Every morning I walk my dog around Powderhorn Park in Minneapolis. Nothing special, just the comfortable familiarity that comes with wandering beloved terrain day in and day out. But sometimes I wonder: what if this was all gone, if I was banned from ever coming here again? How, then, would I cherish this mundane ritual? Artist Emily Jacir addresses these issues head-on, telling the stories of people who don’t have the luxury of pondering such what-ifs--Palestinians in exile, both within Israel and abroad.
The reality of not being able to return home, or to move freely, is at the heart of Jacir’s recent project Where We Come From (2001–2003). A Palestinian artist with an American passport, Jacir can travel where other Palestinians can’t--into and out of the Occupied Territories, to her parents’ home in Ramallah and to her studio in New York. For the project she asked exiled Palestinians: "If I could do anything for you, anywhere in Palestine, what would it be?" She then took their answers--"Go to my mother’s grave in Jerusalem on her birthday and put flowers and pray." "Drink the water in my parents’ village." "Go to Gaza and eat Sayadiyeh."--and set out to fulfill them.

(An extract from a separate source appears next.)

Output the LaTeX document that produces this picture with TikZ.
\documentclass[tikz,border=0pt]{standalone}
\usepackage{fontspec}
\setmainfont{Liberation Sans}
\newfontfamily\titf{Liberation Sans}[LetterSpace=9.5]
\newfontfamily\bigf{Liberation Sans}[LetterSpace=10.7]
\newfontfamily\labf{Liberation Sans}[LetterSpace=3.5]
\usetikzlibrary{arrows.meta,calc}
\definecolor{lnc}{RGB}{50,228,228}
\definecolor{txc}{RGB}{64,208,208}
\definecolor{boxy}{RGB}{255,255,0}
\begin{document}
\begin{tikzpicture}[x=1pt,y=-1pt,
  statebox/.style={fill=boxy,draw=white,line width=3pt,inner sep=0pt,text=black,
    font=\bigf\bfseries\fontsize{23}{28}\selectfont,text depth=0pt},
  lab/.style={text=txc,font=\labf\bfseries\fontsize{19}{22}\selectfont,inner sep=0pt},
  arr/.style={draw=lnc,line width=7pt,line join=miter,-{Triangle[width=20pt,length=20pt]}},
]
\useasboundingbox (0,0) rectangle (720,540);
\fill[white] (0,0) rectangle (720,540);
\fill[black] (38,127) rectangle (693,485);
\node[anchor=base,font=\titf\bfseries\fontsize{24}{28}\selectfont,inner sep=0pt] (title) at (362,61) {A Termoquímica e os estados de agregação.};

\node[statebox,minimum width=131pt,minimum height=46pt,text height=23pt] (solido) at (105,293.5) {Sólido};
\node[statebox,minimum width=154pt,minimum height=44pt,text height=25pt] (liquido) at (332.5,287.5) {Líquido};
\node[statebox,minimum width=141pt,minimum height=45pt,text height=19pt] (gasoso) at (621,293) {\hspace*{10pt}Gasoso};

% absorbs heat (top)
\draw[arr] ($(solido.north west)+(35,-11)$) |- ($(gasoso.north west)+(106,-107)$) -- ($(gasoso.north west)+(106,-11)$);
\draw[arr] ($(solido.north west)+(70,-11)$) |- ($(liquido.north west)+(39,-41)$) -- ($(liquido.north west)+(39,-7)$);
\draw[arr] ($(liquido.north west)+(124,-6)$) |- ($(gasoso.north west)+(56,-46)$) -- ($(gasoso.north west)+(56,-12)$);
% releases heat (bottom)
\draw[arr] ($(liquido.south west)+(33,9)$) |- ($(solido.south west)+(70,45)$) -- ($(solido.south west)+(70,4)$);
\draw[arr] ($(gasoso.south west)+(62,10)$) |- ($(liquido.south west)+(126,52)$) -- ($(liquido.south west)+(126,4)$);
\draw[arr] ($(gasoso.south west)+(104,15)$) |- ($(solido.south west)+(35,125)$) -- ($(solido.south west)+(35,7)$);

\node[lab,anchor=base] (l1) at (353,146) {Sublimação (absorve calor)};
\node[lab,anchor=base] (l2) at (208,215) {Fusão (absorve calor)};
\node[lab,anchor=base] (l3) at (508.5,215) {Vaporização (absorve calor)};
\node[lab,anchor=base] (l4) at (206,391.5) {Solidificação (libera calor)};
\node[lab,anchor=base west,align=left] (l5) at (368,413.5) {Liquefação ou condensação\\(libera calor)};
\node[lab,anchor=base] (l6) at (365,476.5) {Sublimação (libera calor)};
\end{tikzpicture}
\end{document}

She paid the phone bill of a man who is forbidden from going to the Jerusalem post office himself. She delivered hugs and kisses to missed family members, took a snapshot of an ancestral home, played soccer with a random boy in Haifa, lit a candle on the beach. She documented her encounters with a photo or video, each shot from her vantage point, a perspective that allowed the person to project themselves into forbidden spaces, if only virtually. The work’s presentation is serene: requests, printed in English and Arabic, are mounted beside the documentation. In this stillness, the border between worlds seems both photograph-thin and unmercifully impassable.
These themes--exile and memory--permeate much of Jacir’s work. In From Texas With Love (2002), she uses an American icon of freedom--a wide-open highway--to evoke the smothered dreams of Palestinians. Again, she began with a question: “If you had the freedom to get in a car and drive for one hour without being stopped (imagine that there is no Israeli military occupation, no Israeli soldiers, no Israeli checkpoints and roadblocks, no 'bypass' road) what song would you listen to?” She set their selections--51 songs ranging from Madonna’s "Material Girl" to traditional Arabic music--to an expansive hourlong video, a continuous shot down a seemingly unending roadway. Created during an artist residency in Texas, the piece was about "being in a place so incredible and beautiful and being able to drive freely and to listen to music, and at the same time wanting to cry because this cannot happen back home."
But while Jacir’s work is tinged with sadness, it’s also spiked with humor. In her subversive Sexy Semite (2000–2002), she peppered the Village Voice with personal ads for Palestinians looking to settle down in Israel. One asks "Do you love milk & honey? I’m ready to start a big family in Israel. Still have house keys." Another, more pointed, reads: "You stole the land. May as well take the women! Redhead Palestinian ready to be colonized by your army." The ads slyly suggest a way around an irreconcilable issue in the Middle East peace process: by marrying Israelis, Palestinians can gain citizenship and thus sidestep calls for the "right of return" (an unfulfilled provision of UN Resolution 194 that promises Palestinian refugees the chance to return home). But, given their placement in the love-wanted section instead of world news, the ads seem less about policy than the personal. Individual lives--people seeking love, a sense of home, the kind of daily routine you and I enjoy--are profoundly impacted by the occupation. And perhaps it’s through individual relationships that the conflict can ease. As one ad punned: "Palestinian Male working in a difficult occupation. I’m looking for a Jewish Beauty... Only you can help me find my way Home."